Written request: The listing below is the input. Say how many of its lines contain "matplotlib", giving the number alone.

Data entries:

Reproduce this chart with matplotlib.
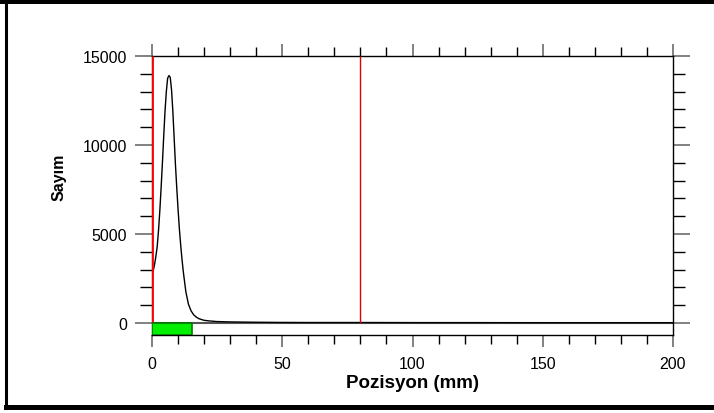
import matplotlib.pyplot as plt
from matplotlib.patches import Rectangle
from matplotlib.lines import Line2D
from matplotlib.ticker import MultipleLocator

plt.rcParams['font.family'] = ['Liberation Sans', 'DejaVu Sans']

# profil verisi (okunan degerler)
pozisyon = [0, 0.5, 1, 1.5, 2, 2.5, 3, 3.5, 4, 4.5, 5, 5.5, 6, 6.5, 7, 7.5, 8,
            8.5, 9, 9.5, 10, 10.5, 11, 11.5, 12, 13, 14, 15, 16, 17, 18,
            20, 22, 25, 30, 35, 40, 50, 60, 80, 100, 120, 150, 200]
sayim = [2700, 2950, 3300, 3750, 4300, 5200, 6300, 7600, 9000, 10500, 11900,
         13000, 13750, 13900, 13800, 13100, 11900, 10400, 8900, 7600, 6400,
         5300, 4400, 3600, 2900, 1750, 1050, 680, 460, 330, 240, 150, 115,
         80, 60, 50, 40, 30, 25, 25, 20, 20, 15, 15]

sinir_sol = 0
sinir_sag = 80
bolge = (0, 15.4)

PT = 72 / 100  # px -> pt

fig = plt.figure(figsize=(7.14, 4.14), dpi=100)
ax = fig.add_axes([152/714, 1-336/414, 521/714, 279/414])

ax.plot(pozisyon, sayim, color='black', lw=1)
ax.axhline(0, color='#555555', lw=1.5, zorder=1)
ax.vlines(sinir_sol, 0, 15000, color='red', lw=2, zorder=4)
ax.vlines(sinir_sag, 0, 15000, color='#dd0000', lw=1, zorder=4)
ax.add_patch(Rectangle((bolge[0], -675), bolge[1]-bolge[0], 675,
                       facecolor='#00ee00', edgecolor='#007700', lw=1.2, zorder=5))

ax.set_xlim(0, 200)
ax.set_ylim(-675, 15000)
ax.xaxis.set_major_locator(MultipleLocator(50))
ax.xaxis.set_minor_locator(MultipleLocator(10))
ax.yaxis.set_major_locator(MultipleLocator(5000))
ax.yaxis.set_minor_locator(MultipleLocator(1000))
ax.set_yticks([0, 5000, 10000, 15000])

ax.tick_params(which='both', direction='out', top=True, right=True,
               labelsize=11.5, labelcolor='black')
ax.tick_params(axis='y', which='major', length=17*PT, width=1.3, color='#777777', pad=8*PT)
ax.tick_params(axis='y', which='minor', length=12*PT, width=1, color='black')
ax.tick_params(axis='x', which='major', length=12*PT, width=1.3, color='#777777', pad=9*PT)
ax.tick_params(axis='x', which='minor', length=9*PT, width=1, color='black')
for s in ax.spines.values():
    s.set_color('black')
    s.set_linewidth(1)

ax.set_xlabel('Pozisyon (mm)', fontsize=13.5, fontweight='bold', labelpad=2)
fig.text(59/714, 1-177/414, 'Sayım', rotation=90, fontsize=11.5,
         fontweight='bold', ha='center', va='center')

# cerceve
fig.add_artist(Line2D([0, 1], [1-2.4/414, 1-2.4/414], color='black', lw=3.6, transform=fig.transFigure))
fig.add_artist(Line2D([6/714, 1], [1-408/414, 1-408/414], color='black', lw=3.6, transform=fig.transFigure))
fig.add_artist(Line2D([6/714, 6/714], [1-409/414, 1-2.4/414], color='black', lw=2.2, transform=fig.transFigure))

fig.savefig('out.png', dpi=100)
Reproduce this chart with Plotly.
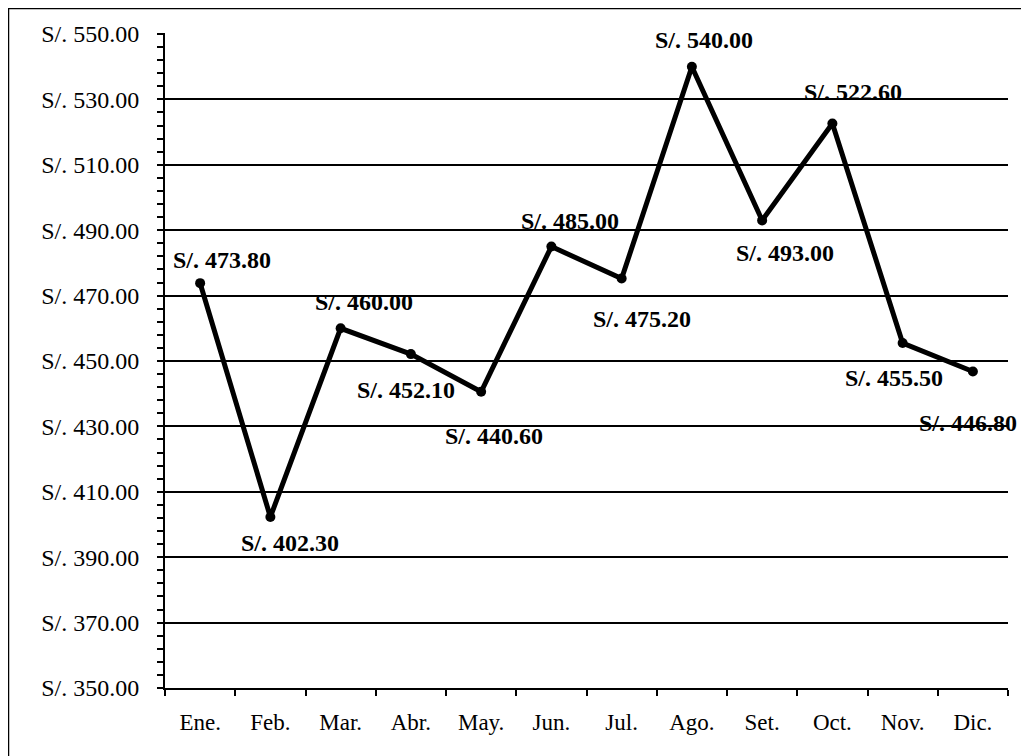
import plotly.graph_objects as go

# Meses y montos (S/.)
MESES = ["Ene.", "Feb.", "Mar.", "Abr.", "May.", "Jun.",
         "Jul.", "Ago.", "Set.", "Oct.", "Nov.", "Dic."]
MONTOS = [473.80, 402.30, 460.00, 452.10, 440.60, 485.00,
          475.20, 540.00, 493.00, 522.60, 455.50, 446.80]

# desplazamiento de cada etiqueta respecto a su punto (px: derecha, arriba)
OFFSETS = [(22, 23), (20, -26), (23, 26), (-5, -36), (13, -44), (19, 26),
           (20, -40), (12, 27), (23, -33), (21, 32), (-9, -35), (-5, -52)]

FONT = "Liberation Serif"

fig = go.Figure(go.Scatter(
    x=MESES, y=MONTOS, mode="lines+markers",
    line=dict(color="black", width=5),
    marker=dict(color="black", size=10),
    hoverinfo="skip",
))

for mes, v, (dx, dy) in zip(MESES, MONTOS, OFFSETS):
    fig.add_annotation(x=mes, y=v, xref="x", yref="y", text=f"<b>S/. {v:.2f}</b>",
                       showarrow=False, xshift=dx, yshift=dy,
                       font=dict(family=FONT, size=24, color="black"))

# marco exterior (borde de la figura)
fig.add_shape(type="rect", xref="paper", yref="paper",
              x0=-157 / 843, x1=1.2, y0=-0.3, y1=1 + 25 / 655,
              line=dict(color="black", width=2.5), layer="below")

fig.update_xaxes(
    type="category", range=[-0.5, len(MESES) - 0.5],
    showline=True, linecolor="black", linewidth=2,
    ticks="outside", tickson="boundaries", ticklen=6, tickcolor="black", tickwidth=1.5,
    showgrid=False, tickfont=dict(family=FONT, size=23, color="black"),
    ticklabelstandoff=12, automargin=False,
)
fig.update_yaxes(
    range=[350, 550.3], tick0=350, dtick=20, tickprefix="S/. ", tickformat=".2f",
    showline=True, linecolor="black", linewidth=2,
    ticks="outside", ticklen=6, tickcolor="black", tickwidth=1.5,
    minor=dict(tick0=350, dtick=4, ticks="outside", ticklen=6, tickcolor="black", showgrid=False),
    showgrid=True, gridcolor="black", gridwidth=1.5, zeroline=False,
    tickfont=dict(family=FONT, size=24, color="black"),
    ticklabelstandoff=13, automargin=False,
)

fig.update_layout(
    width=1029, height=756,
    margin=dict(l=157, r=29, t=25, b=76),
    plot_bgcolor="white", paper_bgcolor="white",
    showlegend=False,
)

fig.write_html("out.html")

Output for this exercise: 5